Monday, September 28, 2009

[ 12 / 02 / 05 ] Ignorance IS Bliss


Apparently there is a new rulebook. Yeah, I know you all know that, but then, this is not a news site, it's a shrine to my own self-importance.

Anyway , there 's a new rulebook and when this sort of thing happens dozens of people slow enough to want to know what I think about such things invariably send me emails asking what I think about such things. Or no one does, but definitely one of the two. Either way,
eventually I get around to a series of long-winded, arrogant rants about how this or that change was good, bad, or indifferent.

But this isn't one of those.

Remarkably enough, the manifestation of a new rulebook has had little or no impact upon me at all. Oh, I've got a copy, I even asked Tom to send it to me, but I just haven't bothered to look at it.

Why not?

Truth is, I'm not sure why I just don't care this time.

Shouldn 't be that way, I know. I still love this game. I still think about it entirely too much and write about it slightly less than I really should. I am painting and sculpting more these days than I have been able to do for almost two years. Nothing has really changed, except that for the first time in ages I just don't particularly give a damn that the rules got overhauled yet again.

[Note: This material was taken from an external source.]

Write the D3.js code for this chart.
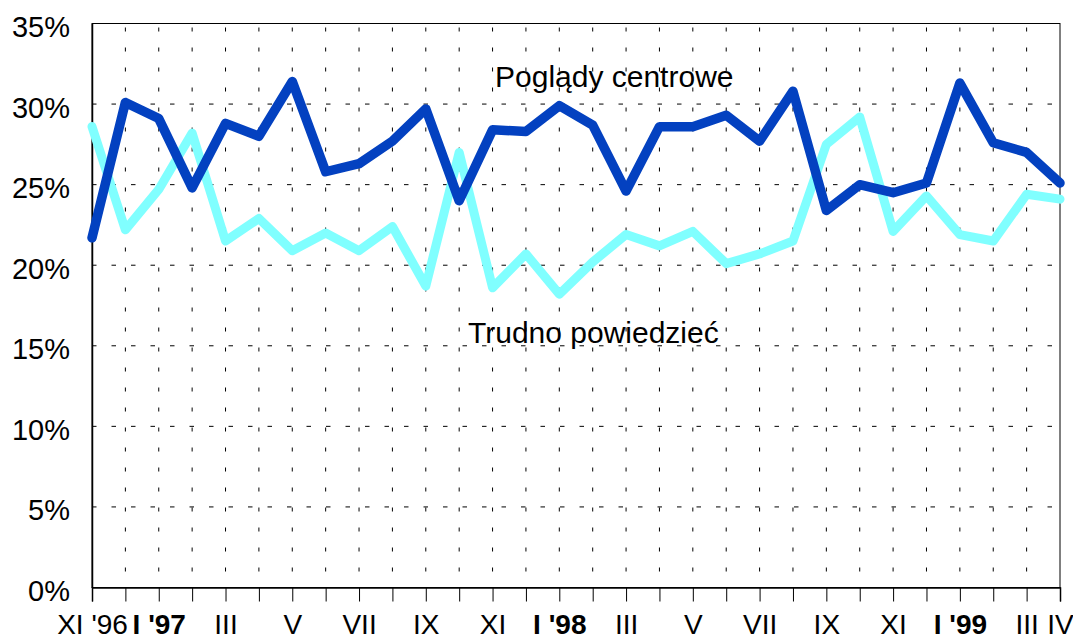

Maybe it 's fatigue. This one makes how many new versions of the game in the last five years or so? I've made my feelings on the pace of change and the disastrous potential consequences on long-term coach retention known in the past. Have my Nostradamian visions of coach
alienation from excessive revision not only come true, but come true in the case of the prophet himself?

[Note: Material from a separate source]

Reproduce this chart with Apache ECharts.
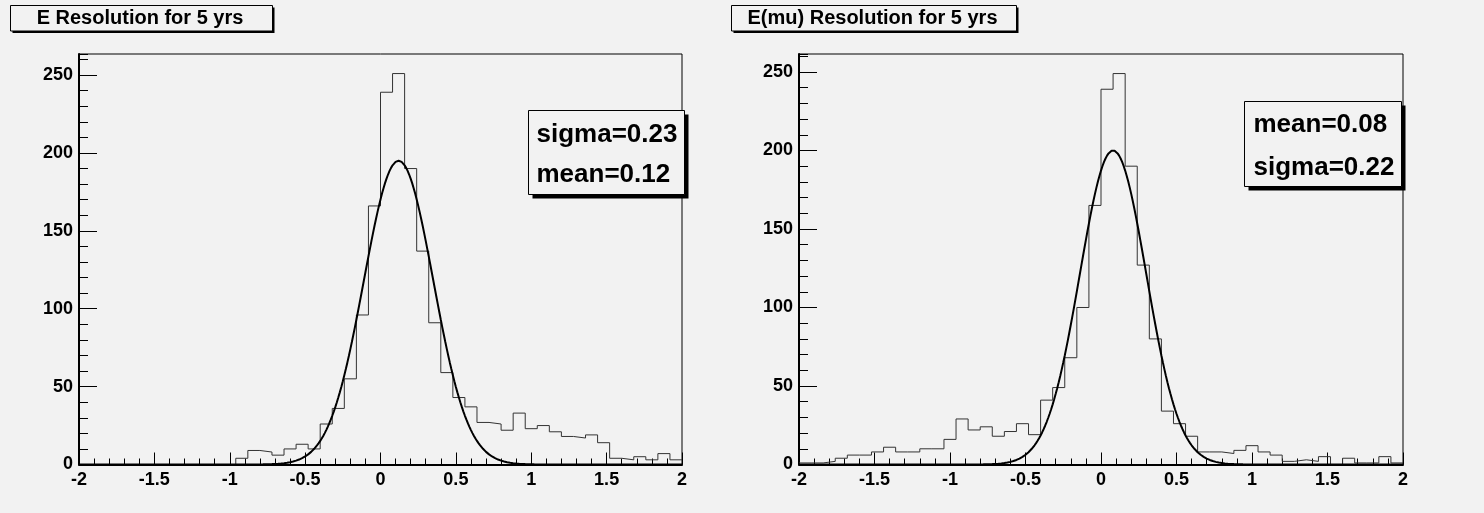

Or perhaps I am confused about what this new version is. It isn't the LRB, it might be the next printed version, it might be official, it wasn 't assembled by GW itself, nor was the entire BBRC involved. The status of this rulebook is so jumbled that it is possible I just don't
take it as seriously as I probably should.

Maybe I simply recognize that by the time I get around to playing another match, the rules will change again. Aside from the odd dining room tilt against Jim, for which rules really aren't particularly required or observed anyway, I'm remarkably unashamed to report that I am down to only getting metal on the table once a year for the Three Kingdom 's Challenge tourney. That said, I can usually get a crash course in major changes ten minutes before round one and be fine. When the game changes more often than you play it, sometimes it just doesn 't pay to keep up.

But it is most likely that I simply no longer have any pressing interest in the game's ever-changing sanctioned form. I've been telling people for a while now that I am now working on a ten-year schedule with everything I do with Bloodbowl. I started playing this game as a kid, now I have kids. Being a grown-up (well, contextually one, if not actually one) and rarely playing, I have unconsciously shifted almost all of my thinking toward a vague point in the future when my boys will be old enough to play the game. What the rules are today really aren't as important to me in this frame of reference. I know that the rules will change a dozen times before the day that I will really need them again, and I know that the majority of the
rulebook my kids will learn the game from has not been written as of today (whether I write it myself or the game gets its act together over the next decade remains to be seen). All that said, I approach something like a new version in a very different way than I would have done two or three years ago when those changes took immediate impact upon my then much more often and very much present life in the game. The bubble I'm in now (or the rock I'm under, you decide) affords me the opportunity of evaluating the flights of fancy that masquerade as official rules for a few weeks every few months in a much more leisurely and critical light, and to do so whenever I feel like it, or never at all.

So, the short story long is that I don't have an opinion on the substance of the new version. I'm sure Tom put a lot of thought and effort into the thing, and I must admit that I don't envy him his new position as chief slander target in the community that came with the job, but it may be profoundly appropriate that he got that helmet for his time.

He 's going to need it.

But for a change, I won't be first in line with stone in hand.